Return To The Forbidden Planet
25th Anniversary Tour

Written and created by Bob Charlton

Reviewed at New Alexandra Theatre, Birmingham

Shakespeare’s forgotten Rock ‘n’ Roll masterpiece – well not quite. The show is the concept of Bob Charlton, but the jukebox is based on Shakespeare’s The Tempest and does use quotes from his portfolio; some of which you are sure to recognise, especially those familiar with King Lear, Twelfth Night and Romeo & Juliet.

It beat Miss Saigon and Buddy to the Oliver award for Best New Musical in 1989/1990 and returns for a 25th anniversary tour this year. With numbers including Great Balls of Fire, Teenager in Love and Good Vibrations, among many more, it showcases some of the greatest numbers from the Rock ‘n’ Roll era.

Ariel in Return to the Forbidden Planet. Photo Credit Nobby Clark (2)

Joseph Mann as Ariel

All the performers play instruments live, sometimes a number and range of instruments, whilst singing. On top of this they at times perform slow motion movement sequences: so a load is demanded of them and they cope amicably.

Sean Needham portrays misogynistic, slightly dim, pipe-smoking Captain Tempest with a sharp focus and clarity. Christine Holman as Science Officer and Sarah Scowen as Miranda both show what powerful vocals they can produce. Holman’s Go Now is the most moving performance of the evening and Scowen shows what she can do vocally with her rendition of Hey, Mr Spaceman. Joseph Mann gives us a quirky, energetic Arial and his Who’s Sorry Now hits the spot perfectly, using the physical nature of the robot to create comedy at the appropriate moments.

The stand out performance is that of Mark Newnham as Cookie. His rendition of She’s Not There is electrifying and he brings a great likeability to the hapless, hopeless romantic. The guitar riffs during the afore-mentioned number seem to get longer and more virtuosic every time this production comes around.

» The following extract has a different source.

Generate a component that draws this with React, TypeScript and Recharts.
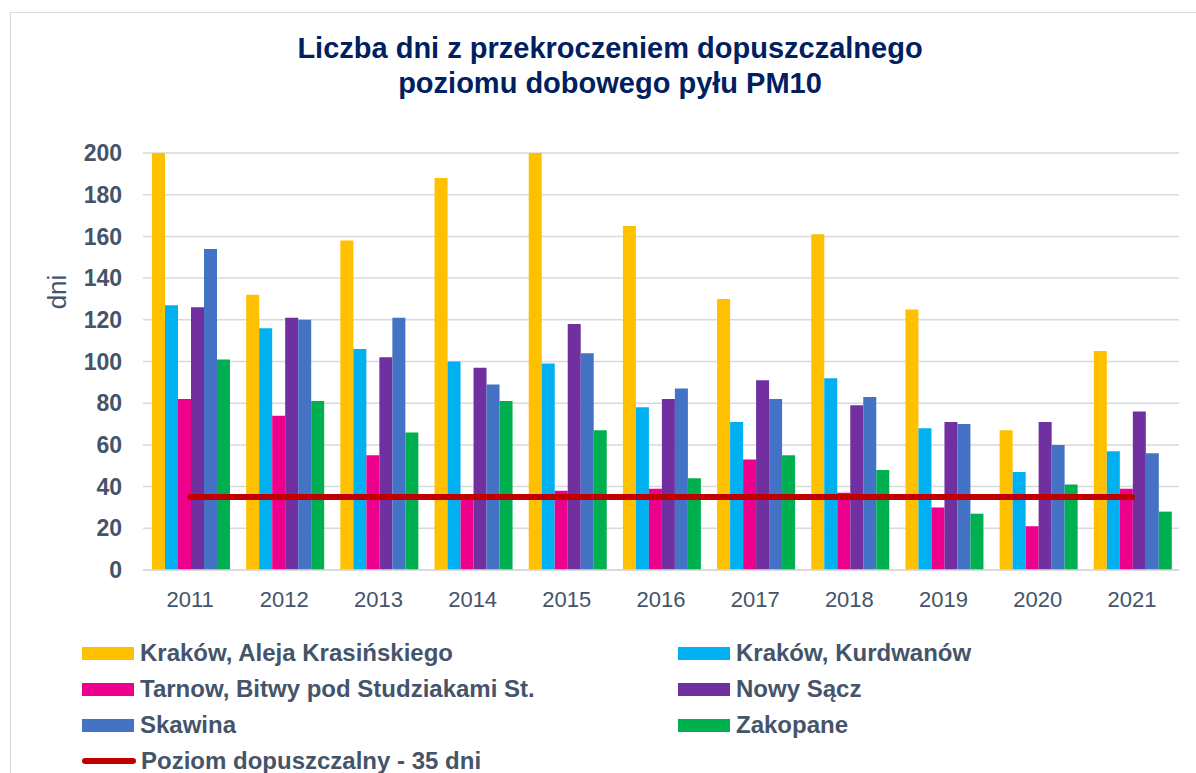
import { ComposedChart, Bar, Line, XAxis, YAxis, CartesianGrid, Legend } from 'recharts';

const years = ['2011', '2012', '2013', '2014', '2015', '2016', '2017', '2018', '2019', '2020', '2021'];
const krakowKrasinskiego = [200, 132, 158, 188, 200, 165, 130, 161, 125, 67, 105];
const krakowKurdwanow = [127, 116, 106, 100, 99, 78, 71, 92, 68, 47, 57];
const tarnow = [82, 74, 55, 36, 38, 39, 53, 37, 30, 21, 39];
const nowySacz = [126, 121, 102, 97, 118, 82, 91, 79, 71, 71, 76];
const skawina = [154, 120, 121, 89, 104, 87, 82, 83, 70, 60, 56];
const zakopane = [101, 81, 66, 81, 67, 44, 55, 48, 27, 41, 28];
const limitValue = 35;
const yTicks = [0, 20, 40, 60, 80, 100, 120, 140, 160, 180, 200];

const FONT = '"Liberation Sans", Arial, sans-serif';
const TEXT = '#44546A';

// legend follows series order, recharts 3 sorts it otherwise
const seriesOrder = ['krasinskiego', 'kurdwanow', 'tarnow', 'nowySacz', 'skawina', 'zakopane', 'limit'];

const data = years.map((year, i) => ({
  year,
  krasinskiego: krakowKrasinskiego[i],
  kurdwanow: krakowKurdwanow[i],
  tarnow: tarnow[i],
  nowySacz: nowySacz[i],
  skawina: skawina[i],
  zakopane: zakopane[i],
  limit: limitValue,
}));

// two-column legend like the Excel original
function renderLegend(props: any) {
  const items = [...(props.payload || [])].sort(
    (a: any, b: any) => seriesOrder.indexOf(a.dataKey) - seriesOrder.indexOf(b.dataKey)
  );
  return (
    <div
      style={{
        display: 'grid',
        gridTemplateColumns: '596px 500px',
        paddingLeft: 82,
        fontFamily: FONT,
        fontWeight: 'bold',
        fontSize: 24,
        color: TEXT,
      }}
    >
      {items.map((entry: any) => (
        <div key={entry.value} style={{ display: 'flex', alignItems: 'center', height: 36 }}>
          {entry.type === 'line' ? (
            <span style={{ width: 54, height: 6, borderRadius: 3, background: entry.color, marginRight: 5 }} />
          ) : (
            <span style={{ width: 52, height: 13, background: entry.color, marginRight: 6 }} />
          )}
          <span style={{ whiteSpace: 'nowrap' }}>{entry.value}</span>
        </div>
      ))}
    </div>
  );
}

export default function App() {
  return (
    <div style={{ position: 'absolute', left: 0, top: 0, width: 1196, height: 773, overflow: 'hidden', background: '#fff' }}>
      <div
        style={{
          position: 'absolute',
          left: 10,
          top: 12,
          width: 1400,
          height: 1000,
          border: '1px solid #d9d9d9',
        }}
      />
      <div
        style={{
          position: 'absolute',
          left: 0,
          width: 1220,
          top: 31,
          textAlign: 'center',
          fontFamily: FONT,
          fontWeight: 'bold',
          fontSize: 29,
          lineHeight: '35px',
          color: '#002060',
        }}
      >
        Liczba dni z przekroczeniem dopuszczalnego
        <br />
        poziomu dobowego pyłu PM10
      </div>
      <div style={{ position: 'absolute', left: 0, top: 0 }}>
        <ComposedChart
          width={1196}
          height={773}
          data={data}
          margin={{ top: 153, right: 17, bottom: 163, left: 0 }}
          barCategoryGap={9}
          barGap={0}
        >
          <CartesianGrid vertical={false} stroke="#d9d9d9" strokeWidth={1.5} />
          <XAxis
            dataKey="year"
            height={40}
            axisLine={{ stroke: '#d9d9d9', strokeWidth: 1.5 }}
            tickLine={false}
            tickMargin={15}
            tick={{ fill: TEXT, fontSize: 22, fontFamily: FONT }}
          />
          <YAxis
            width={143}
            domain={[0, 200]}
            ticks={yTicks}
            interval={0}
            axisLine={false}
            tickLine={false}
            tickMargin={15}
            tick={{ fill: TEXT, fontSize: 23, fontWeight: 'bold', fontFamily: FONT }}
            label={{
              value: 'dni',
              content: () => (
                <text
                  x={66}
                  y={292}
                  transform="rotate(-90 66 292)"
                  textAnchor="middle"
                  fill={TEXT}
                  fontSize={26}
                  fontFamily={FONT}
                >
                  dni
                </text>
              ),
            }}
          />
          <Legend
            layout="horizontal"
            verticalAlign="middle"
            align="center"
            wrapperStyle={{ top: 635, left: 0, width: 1196 }}
            content={renderLegend}
          />
          <Bar dataKey="krasinskiego" name="Kraków, Aleja Krasińskiego" fill="#FFC000" isAnimationActive={false} />
          <Bar dataKey="kurdwanow" name="Kraków, Kurdwanów" fill="#00B0F0" isAnimationActive={false} />
          <Bar dataKey="tarnow" name="Tarnow, Bitwy pod Studziakami St." fill="#EC008C" isAnimationActive={false} />
          <Bar dataKey="nowySacz" name="Nowy Sącz" fill="#7030A0" isAnimationActive={false} />
          <Bar dataKey="skawina" name="Skawina" fill="#4472C4" isAnimationActive={false} />
          <Bar dataKey="zakopane" name="Zakopane" fill="#00B050" isAnimationActive={false} />
          <Line
            dataKey="limit"
            name="Poziom dopuszczalny - 35 dni"
            stroke="#C00000"
            strokeWidth={6}
            strokeLinecap="round"
            dot={false}
            activeDot={false}
            legendType="line"
            isAnimationActive={false}
          />
        </ComposedChart>
      </div>
    </div>
  );
}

Return To The Forbidden Planet is based on the 1956 film Forbidden Planet, and its borrowings from b-movies work well. The shiny costumes, the use of physical comedy, and of course there are some ‘hammed up’ parts that evoke laughter – although the tentacles look a little too tacky for purpose. And whilst the use of handheld microphones is appropriate for the style of the piece and the music, its over-reliance is an issue during spoken dialogue; the action looks clumsy and pasted on and the rigidity of movement is limiting to the actors.

The set design is rather impressive, if not a little crowded at times with all the instruments and instrumentalists (but this again is largely due to the reliance and position of the handheld microphones). The lighting is particularly clever and gives plenty of depth to the feel of the spaceship. It manages to achieve the look of a set-up rather more expensive and elaborate than it is.

True, it has no deep characters or even gripping storyline; but Return to the Forbidden Planet doesn’t take itself seriously, and is a huge amount of fun because of it.